**Exercise description:** All of the material below is to be restated word for word, apart from the pictures.

**Source excerpt:**
---*---

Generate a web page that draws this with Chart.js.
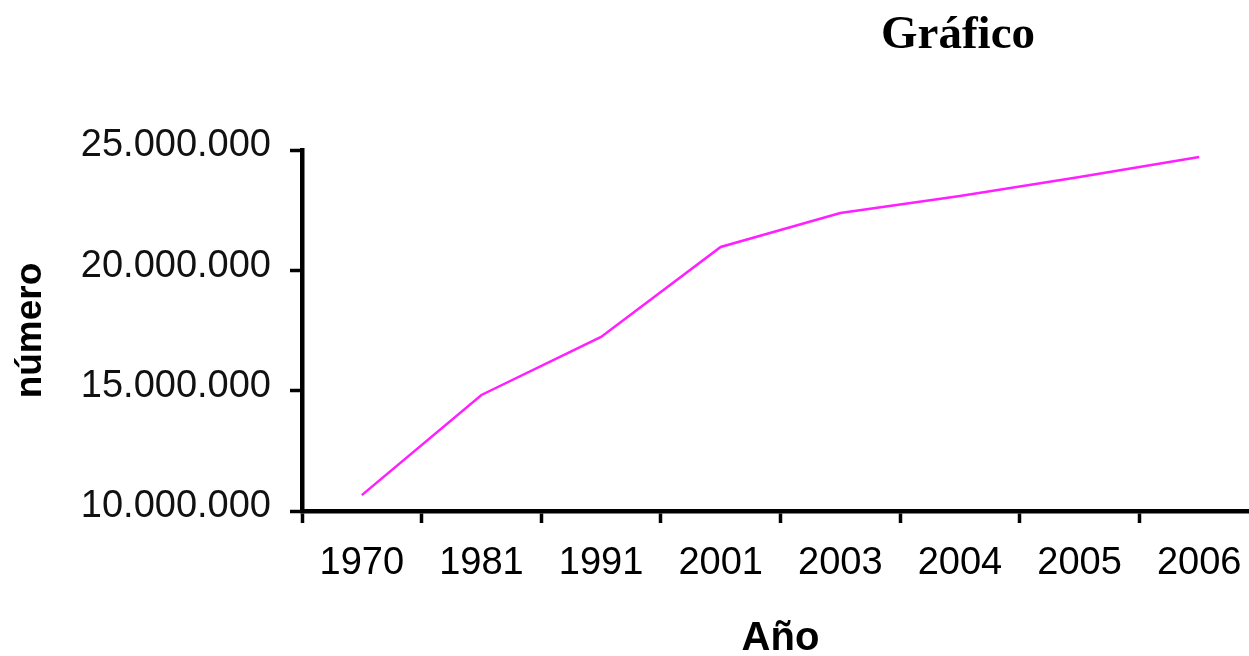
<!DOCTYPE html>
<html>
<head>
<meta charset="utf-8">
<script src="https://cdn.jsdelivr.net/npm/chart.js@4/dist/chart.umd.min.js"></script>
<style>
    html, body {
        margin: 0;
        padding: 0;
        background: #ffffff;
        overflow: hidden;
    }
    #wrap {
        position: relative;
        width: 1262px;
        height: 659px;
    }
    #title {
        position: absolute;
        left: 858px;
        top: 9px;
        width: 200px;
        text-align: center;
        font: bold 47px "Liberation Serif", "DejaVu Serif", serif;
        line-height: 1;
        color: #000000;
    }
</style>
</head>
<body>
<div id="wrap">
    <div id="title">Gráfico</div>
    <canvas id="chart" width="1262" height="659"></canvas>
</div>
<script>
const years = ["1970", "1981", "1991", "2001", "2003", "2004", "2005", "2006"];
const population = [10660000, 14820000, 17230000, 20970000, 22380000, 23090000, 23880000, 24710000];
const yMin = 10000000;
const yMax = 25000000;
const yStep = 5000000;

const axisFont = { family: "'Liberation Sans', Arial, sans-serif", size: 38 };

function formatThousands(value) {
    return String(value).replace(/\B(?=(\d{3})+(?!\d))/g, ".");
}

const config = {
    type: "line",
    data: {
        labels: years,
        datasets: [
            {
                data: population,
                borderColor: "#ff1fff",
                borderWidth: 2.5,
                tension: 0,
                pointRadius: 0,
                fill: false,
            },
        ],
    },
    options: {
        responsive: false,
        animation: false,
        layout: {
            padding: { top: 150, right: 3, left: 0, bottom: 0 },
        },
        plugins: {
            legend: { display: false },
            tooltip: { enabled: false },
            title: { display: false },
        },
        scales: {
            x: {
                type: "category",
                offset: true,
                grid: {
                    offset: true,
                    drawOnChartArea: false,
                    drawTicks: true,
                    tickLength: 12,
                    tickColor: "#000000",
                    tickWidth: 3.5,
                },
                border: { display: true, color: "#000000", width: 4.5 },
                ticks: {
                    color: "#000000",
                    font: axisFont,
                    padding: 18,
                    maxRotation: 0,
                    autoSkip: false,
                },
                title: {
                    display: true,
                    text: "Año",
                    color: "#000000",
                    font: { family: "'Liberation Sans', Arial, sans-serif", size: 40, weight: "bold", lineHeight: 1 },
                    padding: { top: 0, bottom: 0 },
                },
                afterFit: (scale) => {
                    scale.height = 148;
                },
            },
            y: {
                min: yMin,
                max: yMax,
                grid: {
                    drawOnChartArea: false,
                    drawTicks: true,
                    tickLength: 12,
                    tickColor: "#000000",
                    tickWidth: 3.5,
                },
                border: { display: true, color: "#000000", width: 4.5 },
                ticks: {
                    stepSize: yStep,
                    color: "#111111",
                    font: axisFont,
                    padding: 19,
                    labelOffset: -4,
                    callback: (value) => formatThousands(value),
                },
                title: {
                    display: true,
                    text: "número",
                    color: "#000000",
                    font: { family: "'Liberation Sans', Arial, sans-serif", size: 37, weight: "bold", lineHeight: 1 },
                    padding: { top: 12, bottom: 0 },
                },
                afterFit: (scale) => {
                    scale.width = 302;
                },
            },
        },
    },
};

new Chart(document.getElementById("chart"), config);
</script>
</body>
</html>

---*---

**Output for this task:**
Generate a web page that draws this with Chart.js.
<!DOCTYPE html>
<html>
<head>
<meta charset="utf-8">
<script src="https://cdn.jsdelivr.net/npm/chart.js@4/dist/chart.umd.min.js"></script>
<style>
    html, body {
        margin: 0;
        padding: 0;
        background: #ffffff;
        overflow: hidden;
    }
    #wrap {
        position: relative;
        width: 1262px;
        height: 659px;
    }
    #title {
        position: absolute;
        left: 858px;
        top: 9px;
        width: 200px;
        text-align: center;
        font: bold 47px "Liberation Serif", "DejaVu Serif", serif;
        line-height: 1;
        color: #000000;
    }
</style>
</head>
<body>
<div id="wrap">
    <div id="title">Gráfico</div>
    <canvas id="chart" width="1262" height="659"></canvas>
</div>
<script>
const years = ["1970", "1981", "1991", "2001", "2003", "2004", "2005", "2006"];
const population = [10660000, 14820000, 17230000, 20970000, 22380000, 23090000, 23880000, 24710000];
const yMin = 10000000;
const yMax = 25000000;
const yStep = 5000000;

const axisFont = { family: "'Liberation Sans', Arial, sans-serif", size: 38 };

function formatThousands(value) {
    return String(value).replace(/\B(?=(\d{3})+(?!\d))/g, ".");
}

const config = {
    type: "line",
    data: {
        labels: years,
        datasets: [
            {
                data: population,
                borderColor: "#ff1fff",
                borderWidth: 2.5,
                tension: 0,
                pointRadius: 0,
                fill: false,
            },
        ],
    },
    options: {
        responsive: false,
        animation: false,
        layout: {
            padding: { top: 150, right: 3, left: 0, bottom: 0 },
        },
        plugins: {
            legend: { display: false },
            tooltip: { enabled: false },
            title: { display: false },
        },
        scales: {
            x: {
                type: "category",
                offset: true,
                grid: {
                    offset: true,
                    drawOnChartArea: false,
                    drawTicks: true,
                    tickLength: 12,
                    tickColor: "#000000",
                    tickWidth: 3.5,
                },
                border: { display: true, color: "#000000", width: 4.5 },
                ticks: {
                    color: "#000000",
                    font: axisFont,
                    padding: 18,
                    maxRotation: 0,
                    autoSkip: false,
                },
                title: {
                    display: true,
                    text: "Año",
                    color: "#000000",
                    font: { family: "'Liberation Sans', Arial, sans-serif", size: 40, weight: "bold", lineHeight: 1 },
                    padding: { top: 0, bottom: 0 },
                },
                afterFit: (scale) => {
                    scale.height = 148;
                },
            },
            y: {
                min: yMin,
                max: yMax,
                grid: {
                    drawOnChartArea: false,
                    drawTicks: true,
                    tickLength: 12,
                    tickColor: "#000000",
                    tickWidth: 3.5,
                },
                border: { display: true, color: "#000000", width: 4.5 },
                ticks: {
                    stepSize: yStep,
                    color: "#111111",
                    font: axisFont,
                    padding: 19,
                    labelOffset: -4,
                    callback: (value) => formatThousands(value),
                },
                title: {
                    display: true,
                    text: "número",
                    color: "#000000",
                    font: { family: "'Liberation Sans', Arial, sans-serif", size: 37, weight: "bold", lineHeight: 1 },
                    padding: { top: 12, bottom: 0 },
                },
                afterFit: (scale) => {
                    scale.width = 302;
                },
            },
        },
    },
};

new Chart(document.getElementById("chart"), config);
</script>
</body>
</html>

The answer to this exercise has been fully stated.